§ **Extracted material**:

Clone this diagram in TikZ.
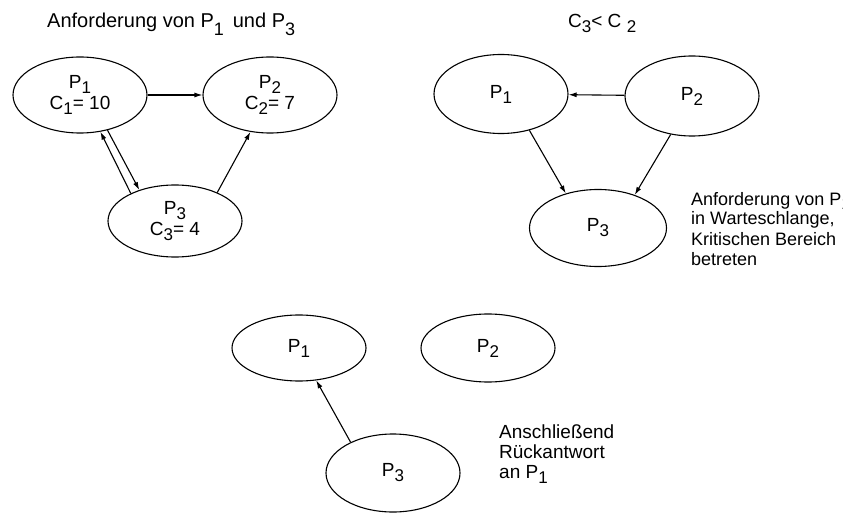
\documentclass[tikz,border=0pt]{standalone}
\usepackage{fontspec}
\setmainfont{Liberation Sans}
\usetikzlibrary{shapes.geometric,arrows.meta}
\newcommand{\idx}[1]{\raisebox{-5pt}{\fontsize{17}{17}\selectfont #1}}
\newcommand{\tidx}[1]{\raisebox{-8pt}{\fontsize{18}{18}\selectfont #1}}

\begin{document}
\begin{tikzpicture}[x=1pt,y=-1pt,
proc/.style={ellipse,draw,line width=1.1pt,inner sep=0pt,
minimum width=134pt,minimum height=76pt,align=center,
font=\fontsize{19}{21}\selectfont},
msg/.style={-{Latex[length=8pt,width=5pt]},line width=1.1pt},
note/.style={align=left,inner sep=0pt,font=\fontsize{19}{20}\selectfont}]
\useasboundingbox (0,0) rectangle (843,513);
% Anforderung von P1 und P3
\node[note,anchor=base west,font=\fontsize{20}{22}\selectfont](titleA) at (47,28)
{Anforderung von P\tidx{1} \,und P\tidx{3}};
\node[proc](a1) at (80,95) {P\idx{1}\\C\idx{1}= 10};
\node[proc](a2) at (270,95) {P\idx{2}\\C\idx{2}= 7};
\node[proc,minimum height=72pt](a3) at (175,221) {P\idx{3}\\C\idx{3}= 4};
\draw[msg] (a1)--(a2);
\draw[msg] (a3.148)--(a1.-61);
\draw[msg] (a1.-52)--(a3.139);
\draw[msg] (a3.34)--(a2.-118);
% C3 < C2
\node[note,anchor=base west](titleB) at (568,28) {C\idx{3}< C \idx{2}};
\node[proc,minimum height=79pt](b1) at (501,94) {P\idx{1}};
\node[proc,minimum height=80pt](b2) at (692,96) {P\idx{2}};
\node[proc,minimum width=137pt,minimum height=77pt](b3) at (598,228) {P\idx{3}};
\draw[msg] (b2)--(b1);
\draw[msg] (b1.-52)--(b3.133);
\draw[msg] (b2.-119)--(b3.42);
\node[note,anchor=base west,font=\fontsize{18}{20}\selectfont](noteB) at (691,265)
{Anforderung von P\idx{1}\\in Warteschlange,\\Kritischen Bereich\\betreten};
% Rueckantwort
\node[proc,minimum height=66pt](c1) at (299,348) {P\idx{1}};
\node[proc,minimum height=68pt](c2) at (488,348) {P\idx{2}};
\node[proc,minimum height=78pt](c3) at (393,473) {P\idx{3}};
\draw[msg] (c3.144)--(c1.-62);
\node[note,anchor=base west](noteC) at (499,478) {Anschließend\\Rückantwort\\an P\idx{1}};
\end{tikzpicture}
\end{document}
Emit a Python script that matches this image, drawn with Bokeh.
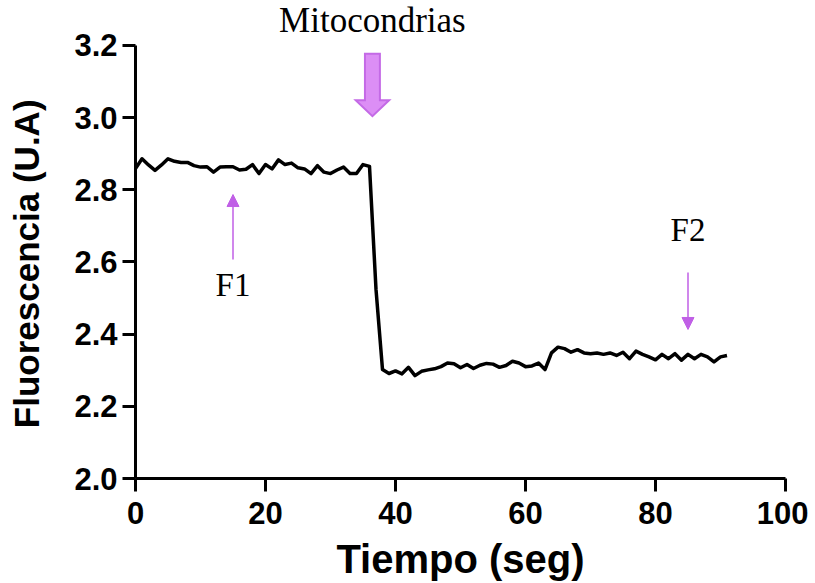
from bokeh.plotting import figure
from bokeh.models import FixedTicker, Arrow, NormalHead, ColumnDataSource, NumeralTickFormatter
from bokeh.core.properties import value
from bokeh.embed import file_html
from bokeh.resources import INLINE

# ---- data ----
tiempo = list(range(0, 92))
fluorescencia = [
    2.859, 2.886, 2.869, 2.854, 2.869, 2.886, 2.879, 2.876, 2.876, 2.867,
    2.863, 2.864, 2.849, 2.863, 2.864, 2.864, 2.855, 2.857, 2.870, 2.845,
    2.870, 2.858, 2.883, 2.870, 2.874, 2.861, 2.858, 2.845, 2.867, 2.849,
    2.845, 2.855, 2.863, 2.845, 2.845, 2.870, 2.865,
    2.524,
    2.302, 2.291, 2.298, 2.290, 2.308, 2.285, 2.297, 2.301, 2.304, 2.310,
    2.320, 2.318, 2.307, 2.316, 2.305, 2.314, 2.319, 2.317, 2.308, 2.313,
    2.325, 2.320, 2.310, 2.312, 2.320, 2.302,
    2.348, 2.364, 2.360, 2.350, 2.357, 2.348, 2.346, 2.348, 2.344, 2.348,
    2.341, 2.350, 2.332, 2.353, 2.344, 2.337, 2.329, 2.344, 2.332, 2.346,
    2.328, 2.344, 2.332, 2.344, 2.337, 2.323, 2.337, 2.341,
]
x_ticks = [0, 20, 40, 60, 80, 100]
y_ticks = [2.0, 2.2, 2.4, 2.6, 2.8, 3.0, 3.2]
x_title = "Tiempo (seg)"
y_title = "Fluorescencia (U.A)"

# annotation anchors (data units)
mito_label = "Mitocondrias"
mito_x, mito_label_y = 36.45, 3.268
mito_arrow_top, mito_head_start, mito_tip = 3.177, 3.048, 3.004
mito_body_half, mito_head_half = 1.15, 2.57
f1_label, f1_x, f1_label_y, f1_start, f1_end = "F1", 15.0, 2.535, 2.607, 2.787
f2_label, f2_x, f2_label_y, f2_start, f2_end = "F2", 85.0, 2.689, 2.571, 2.413

thin_col = "#C05FE6"
fat_fill = "#DC8EF5"
fat_line = "#C46AE6"

p = figure(
    frame_width=650, frame_height=478,
    x_range=(0, 100), y_range=(2.0, 3.3247),
    output_backend="svg", toolbar_location=None,
    min_border_left=135, min_border_right=23, min_border_top=0, min_border_bottom=97,
)
p.outline_line_color = None
p.xgrid.visible = False
p.ygrid.visible = False
p.background_fill_color = "white"
p.border_fill_color = "white"

p.line(tiempo, fluorescencia, line_color="black", line_width=3.5, line_join="round")

# Mitocondrias fat arrow
xs = [mito_x - mito_body_half, mito_x + mito_body_half, mito_x + mito_body_half,
      mito_x + mito_head_half, mito_x, mito_x - mito_head_half, mito_x - mito_body_half]
ys = [mito_arrow_top, mito_arrow_top, mito_head_start, mito_head_start, mito_tip,
      mito_head_start, mito_head_start]
p.patch(xs, ys, fill_color=fat_fill, line_color=fat_line, line_width=2, line_join="miter")

# thin arrows
p.add_layout(Arrow(end=NormalHead(size=12, fill_color=thin_col, line_color=thin_col, line_width=1),
                   x_start=f1_x, y_start=f1_start, x_end=f1_x, y_end=f1_end,
                   line_color=thin_col, line_width=1.5))
p.add_layout(Arrow(end=NormalHead(size=12, fill_color=thin_col, line_color=thin_col, line_width=1),
                   x_start=f2_x, y_start=f2_start, x_end=f2_x, y_end=f2_end,
                   line_color=thin_col, line_width=1.5))

p.text(x=[mito_x], y=[mito_label_y], text=[mito_label], text_font=value("Liberation Serif"),
       text_font_size="35px", text_align="center", text_baseline="middle", text_color="black")
src = ColumnDataSource(dict(x=[f1_x, f2_x], y=[f1_label_y, f2_label_y], t=[f1_label, f2_label]))
p.text(x="x", y="y", text="t", source=src, text_font=value("Liberation Serif"),
       text_font_size="33px", text_align="center", text_baseline="middle", text_color="black")

# axes
for ax in (p.xaxis[0], p.yaxis[0]):
    ax.axis_line_width = 3
    ax.axis_line_color = "black"
    ax.major_tick_line_width = 3
    ax.major_tick_line_color = "black"
    ax.major_tick_in = 0
    ax.major_tick_out = 13
    ax.minor_tick_line_color = None
    ax.major_label_text_font = "Liberation Sans"
    ax.major_label_text_font_style = "bold"
    ax.major_label_text_font_size = "31px"
    ax.major_label_text_color = "black"
    ax.axis_label_text_font = "Liberation Sans"
    ax.axis_label_text_font_style = "bold"
    ax.axis_label_text_color = "black"

p.xaxis.ticker = FixedTicker(ticks=x_ticks)
p.yaxis.ticker = FixedTicker(ticks=y_ticks)
p.xaxis.bounds = (0, 100)
p.yaxis.bounds = (2.0, 3.2)
p.yaxis.formatter = NumeralTickFormatter(format="0.0")
p.xaxis.axis_label = x_title
# trailing no-break spaces push the visible title down to the centre of the 2.0-3.2 span
p.yaxis.axis_label = y_title + "\u00a0" * 5
p.xaxis.axis_label_text_font_size = "40px"
p.yaxis.axis_label_text_font_size = "35px"
p.xaxis.major_label_standoff = 10
p.yaxis.major_label_standoff = 5
p.xaxis.axis_label_standoff = 10
p.yaxis.axis_label_standoff = 25

open("out.html", "w").write(file_html(p, INLINE))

§ **Job**: Using the listing, say how many lines include the word "this", and add nothing else.

§ **Full response**: 2